The minority leader of the State House has agreed to pay a major fine for mismanaging campaign funds.
Rep. Chris Tuck, an Anchorage Democrat, acknowledged that he mixed up his campaign contributions with his personal savings and failed to make accurate and timely disclosures.
The consent agreement signed by Tuck and the Alaska Public Offices Commission describes a rat’s nest of accounting problems. It starts with a 2012 fundraiser at the Firetap restaurant that Tuck didn’t report as a contribution. That kicked off a process where APOC found that Tuck managed his campaign money as a section of his personal banking account. Over the past two election cycles, more than $16,000 “flowed” through his personal account, and more than $11,000 in campaign money had been used for personal expenditures.
According to the report, there were “so many errors that it is beyond the expertise of APOC staff” to “untangle” them.
Paralegal Delight Mells told the commission as much at their Wednesday meeting.
“Given the complexity of the issues compounded by the banking errors that resulted in the use of at least three different bank accounts, and the extensive time that has already been dedicated, the parties believe that this consent agreement is the most efficient means to resolving the violations and moving forward,” said Mells.
While the maximum penalty for the violations exceeded $700,000, the Commission agreed to a fine of $14,000 in an effort to match the proportionate harm to the public. Tuck is also required to forfeit $6,000 of leftover campaign funds and to correct his old financial disclosure reports. The Commission also acknowledged that Tuck took “great efforts” to deal with the reporting problems once they were brought to light.
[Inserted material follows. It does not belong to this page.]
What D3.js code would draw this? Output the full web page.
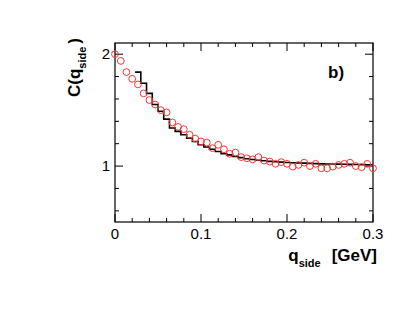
<!DOCTYPE html>
<html>
<head>
<meta charset="utf-8">
<style>
  body { margin: 0; background: #fff; }
  svg text { font-family: "Liberation Sans", Arial, Helvetica, sans-serif; fill: #000; }
  .tick-label { font-size: 15px; }
  .title { font-size: 17px; font-weight: bold; }
  .sub { font-size: 11px; }
</style>
<script src="https://cdn.jsdelivr.net/npm/d3@7"></script>
</head>
<body>
<svg width="415" height="313"></svg>
<script>
// q_side bin centres [GeV]
var qside = [0, 0.0067, 0.0133, 0.02, 0.0267, 0.0333, 0.04, 0.0467, 0.0533, 0.06,
  0.0667, 0.0733, 0.08, 0.0867, 0.0933, 0.1, 0.1067, 0.1133, 0.12, 0.1267,
  0.1333, 0.14, 0.1467, 0.1533, 0.16, 0.1667, 0.1733, 0.18, 0.1867, 0.1933,
  0.2, 0.2067, 0.2133, 0.22, 0.2267, 0.2333, 0.24, 0.2467, 0.2533, 0.26,
  0.2667, 0.2733, 0.28, 0.2867, 0.2933, 0.3];

// measured correlation function (red open circles)
var cData = [2.00, 1.94, 1.84, 1.78, 1.73, 1.65, 1.59, 1.55, 1.50, 1.48,
  1.39, 1.35, 1.33, 1.28, 1.245, 1.22, 1.21, 1.16, 1.19, 1.15,
  1.11, 1.12, 1.08, 1.07, 1.06, 1.08, 1.05, 1.04, 1.02, 1.035,
  1.02, 0.995, 1.01, 1.03, 1.0, 1.02, 0.98, 0.98, 0.995, 1.01,
  1.02, 1.03, 1.0, 0.99, 1.02, 0.98];

// model histogram (black line), starts at bin 4
var histStart = 4;
var cModel = [1.84, 1.74, 1.65, 1.55, 1.49, 1.42, 1.34, 1.31, 1.28, 1.25,
  1.22, 1.19, 1.17, 1.15, 1.13, 1.11, 1.10, 1.085, 1.075, 1.065,
  1.058, 1.052, 1.047, 1.042, 1.038, 1.035, 1.032, 1.03, 1.028, 1.026,
  1.024, 1.022, 1.02, 1.019, 1.018, 1.017, 1.016, 1.015, 1.014, 1.013,
  1.012, 1.011];

var xTickLabels = [0, 0.1, 0.2, 0.3];
var yTickLabels = [1, 2];

var svg = d3.select("svg");
var mLeft = 115, mRight = 373, mTop = 43, mBottom = 222;

var x = d3.scaleLinear().domain([0, 0.3]).range([mLeft, mRight]);
var y = d3.scaleLinear().domain([0.5, 2.1]).range([mBottom, mTop]);

// frame
svg.append("rect")
  .attr("x", mLeft).attr("y", mTop)
  .attr("width", mRight - mLeft).attr("height", mBottom - mTop)
  .attr("fill", "none").attr("stroke", "#000").attr("stroke-width", 1.2);

// ticks (inward, ROOT style)
var xMinor = d3.range(0, 0.3001, 0.02);
var yMinor = d3.range(0.6, 2.05, 0.2);

var tk = svg.append("g").attr("stroke", "#000").attr("stroke-width", 1);
xMinor.forEach(function(v) {
  var isMaj = xTickLabels.some(function(m) { return Math.abs(m - v) < 1e-6; });
  var len = isMaj ? 8 : 4;
  tk.append("line").attr("x1", x(v)).attr("x2", x(v)).attr("y1", mBottom).attr("y2", mBottom - len);
  tk.append("line").attr("x1", x(v)).attr("x2", x(v)).attr("y1", mTop).attr("y2", mTop + len);
});
yMinor.forEach(function(v) {
  var isMaj = yTickLabels.some(function(m) { return Math.abs(m - v) < 1e-6; });
  var len = isMaj ? 8 : 4;
  tk.append("line").attr("x1", mLeft).attr("x2", mLeft + len).attr("y1", y(v)).attr("y2", y(v));
  tk.append("line").attr("x1", mRight).attr("x2", mRight - len).attr("y1", y(v)).attr("y2", y(v));
});

// tick labels
svg.selectAll(".xl").data(xTickLabels).enter().append("text")
  .attr("class", "tick-label")
  .attr("x", function(d) { return x(d); })
  .attr("y", 239)
  .attr("text-anchor", "middle")
  .text(function(d) { return d === 0 ? "0" : d3.format(".1f")(d); });

svg.selectAll(".yl").data(yTickLabels).enter().append("text")
  .attr("class", "tick-label")
  .attr("x", mLeft - 5)
  .attr("y", function(d) { return y(d) + 5; })
  .attr("text-anchor", "end")
  .text(function(d) { return d; });

// axis titles
var xt = svg.append("text").attr("class", "title")
  .attr("x", mRight + 4).attr("y", 261).attr("text-anchor", "end");
xt.append("tspan").text("q");
xt.append("tspan").attr("class", "sub").attr("dy", 6).text("side");
xt.append("tspan").attr("dy", -6).attr("dx", 11).text("[GeV]");

var yt = svg.append("text").attr("class", "title")
  .attr("transform", "translate(80,97) rotate(-90)");
yt.append("tspan").text("C(q");
yt.append("tspan").attr("class", "sub").attr("dy", 6).text("side");
yt.append("tspan").attr("dy", -6).attr("dx", 3).text(")");

svg.append("text").attr("class", "title")
  .attr("x", 328).attr("y", 78).text("b)");

// model histogram
var halfW = (qside[1] - qside[0]) / 2;
var pts = [];
cModel.forEach(function(v, i) {
  var c = qside[histStart + i];
  pts.push([Math.max(0, c - halfW), v]);
  pts.push([Math.min(0.3, c + halfW), v]);
});
svg.append("path")
  .datum(pts)
  .attr("fill", "none")
  .attr("stroke", "#000")
  .attr("stroke-width", 1.6)
  .attr("d", d3.line().x(function(d) { return x(d[0]); }).y(function(d) { return y(d[1]); }));

// data points
svg.selectAll(".pt").data(cData).enter().append("circle")
  .attr("cx", function(d, i) { return x(qside[i]); })
  .attr("cy", function(d) { return y(d); })
  .attr("r", 3.4)
  .attr("fill", "none")
  .attr("stroke", "#ff3333")
  .attr("stroke-width", 1);
</script>
</body>
</html>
Tuck says the errors were unintentional – that they were the result of sloppy accounting and not anything deliberate. For example, he says campaign funds went toward personal expenditures because he mixed up his debit cards, and that he tried to repay that money immediately.
Tuck wishes he’d been more careful.
“There was some mistakes there that, yes, they did happen,” says Tuck. “And I regret that they happened. I understand what I did. I’m sorry for making those mistakes.”
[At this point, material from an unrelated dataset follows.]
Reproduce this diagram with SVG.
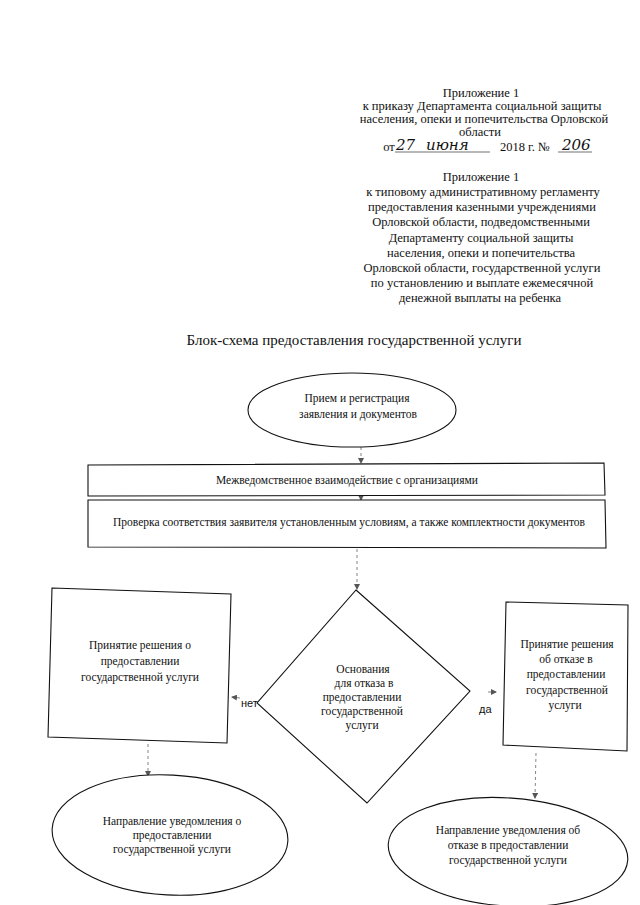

But Tuck also thinks that a $14,000 fine is too high. He says he alerted APOC to some of the errors mentioned in the consent agreement, and that the public wouldn’t be aware of them if he hadn’t been cooperative. He’s concerned that a fine of this size might prevent candidates from self-reporting if they bungle their records, and that it could potentially discourage people from running for public office.
Tuck says he would have taken the case to court, if he had the time and money.
“This is one of the toughest things I have ever gone through,” says Tuck. “I’ve gone through divorce and a custody battle, and this is right up there with that.”
Tuck is running for a fourth term in the State Legislature, and his race is uncontested. He says from here on out, he’ll have an accountant manage his books.